Giles Deacon, a pivotal figure in the evolution of British fashion over the last few years, delights in his own irreverence and willingness to go against established ideas. After working for Bottega Veneta and Tom Ford at Gucci he is now based in London and has his own label: Giles. His collections have been described as the epitome of British fashion: “irreverent, witty and unique,” and his work is always slightly daring, like when he sent biker boots and leather jeans down the runway of Bottega Veneta, which, until he arrived, saw itself as the archaic grandma of Italian designers. There has been worry that British trained designers are abandoning London; Alexander McQueen recently re-located in Europe, for example, but Deacon’s daring shows that the British are capable of offering more than just another regular runway.

Britishness has been described as “a fearless unconformity combined with a sense of tradition” and Christopher Bailey, design director of Burberry, has proved himself sensitive to this. Burberry is a label redolent with Britishness, from the clean cut English-aristo to the average football loving chav; the people, not the designers have caused this, through ubiquitous adoption of the Burberry check. In a manner typical of an impeccably well mannered British gentleman, Bailey embraces the “democracy” of the brand, which was established by Thomas Burberry, who wished to dress the royal family and the man in the street. Bailey returned to the roots of Burberry to inspire its regeneration, discovering treasures such as the first Burberry trench coat, made for officers in 1914, and gave them metal studs, coloured them a shocking, almost neon blue and had them modelled by London’s most famous party girl: Kate Moss, demonstrating a similar irreverence to tradition as Deacon displays on his runway.

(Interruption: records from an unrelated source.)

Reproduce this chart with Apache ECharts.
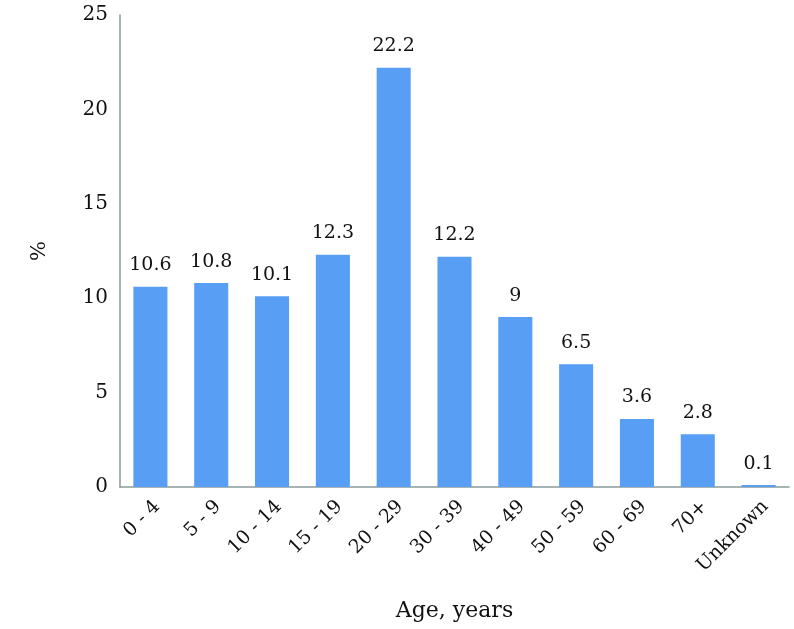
<!DOCTYPE html>
<html><head><meta charset="utf-8">
<script src="https://cdn.jsdelivr.net/npm/echarts@6/dist/echarts.min.js"></script>
<style>html,body{margin:0;padding:0;background:#fff}#c{width:794px;height:629px}</style>
</head><body><div id="c"></div>
<script>
const categories = ['0 - 4','5 - 9','10 - 14','15 - 19','20 - 29','30 - 39','40 - 49','50 - 59','60 - 69','70+','Unknown'];
const values = [10.6,10.8,10.1,12.3,22.2,12.2,9,6.5,3.6,2.8,0.1];
const yTicks = [0,5,10,15,20,25];
const font = 'DejaVu Serif';
const chart = echarts.init(document.getElementById('c'));
chart.setOption({
  animation:false,
  grid:{left:120,right:5,top:15,bottom:142},
  xAxis:{type:'category',data:categories,
    axisLine:{lineStyle:{color:'#8c9a9a',width:1.5}},
    axisTick:{show:false},
    axisLabel:{rotate:45,color:'#111',fontFamily:font,fontSize:19,margin:10,interval:0,verticalAlign:'top'},
    name:'Age, years',nameLocation:'middle',nameGap:113,
    nameTextStyle:{fontFamily:font,fontSize:22,color:'#111'}},
  yAxis:{type:'value',min:0,max:25,interval:5,
    axisLine:{show:true,lineStyle:{color:'#8c9a9a',width:1.5}},
    axisTick:{show:false},splitLine:{show:false},
    axisLabel:{color:'#111',fontFamily:font,fontSize:20,margin:12,
      formatter:v=>yTicks.includes(v)?String(v):''},
    name:'%',nameLocation:'middle',nameGap:70,
    nameTextStyle:{fontFamily:font,fontSize:21,color:'#111'}},
  series:[{type:'bar',data:values,barWidth:'56%',
    itemStyle:{color:'#589ef5'},
    label:{show:true,position:'top',distance:12,color:'#111',fontFamily:font,fontSize:19}}]
});
</script></body></html>
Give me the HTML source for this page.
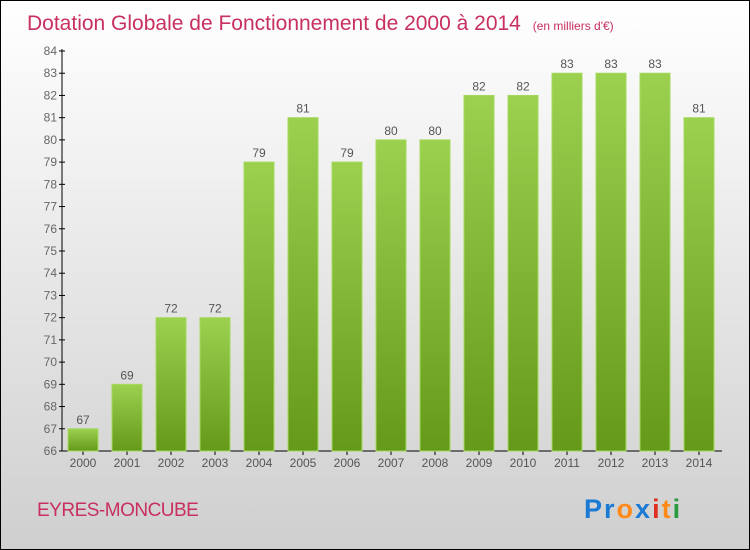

Vivienne Westwood’s eccentric collections demonstrate like no other the rewards of turning to our past to create fashions for the future. It’s not a coincidence that Carrie’s wedding dress in the Sex and the City film is a Westwood creation, but rather an illustration of how Brits are setting the tone for style today. Westwood’s influences – from elaborate Navy uniforms to radical punks – illustrate the historical make-up of Britain. Westwood borrows and copies directly from history yet her clothes give off a frank and provocative modernity. The titles of her collections: ‘Anglomania’, ‘Mini-Crini’, ‘On Liberty’, ‘Harris Tweed’ show Westwood is celebrating our cultural eccentricities through our clothes, and in, as she feels, “an age in which people have so little respect for the past”, is encouraging us to do so. It is not just Westwood’s obsession with the Queen that drives her to emulate the Britain of the past; her work seeks to explore how and why clothes were made, an ambition appropriate for the woman who said: “The only thing I really do believe in is culture”. In Westwood’s words: “Fashion is like walking a high tight-rope, where you risk falling off into the ridiculous, but if you can stay on that tight-rope, you can achieve magnificence.”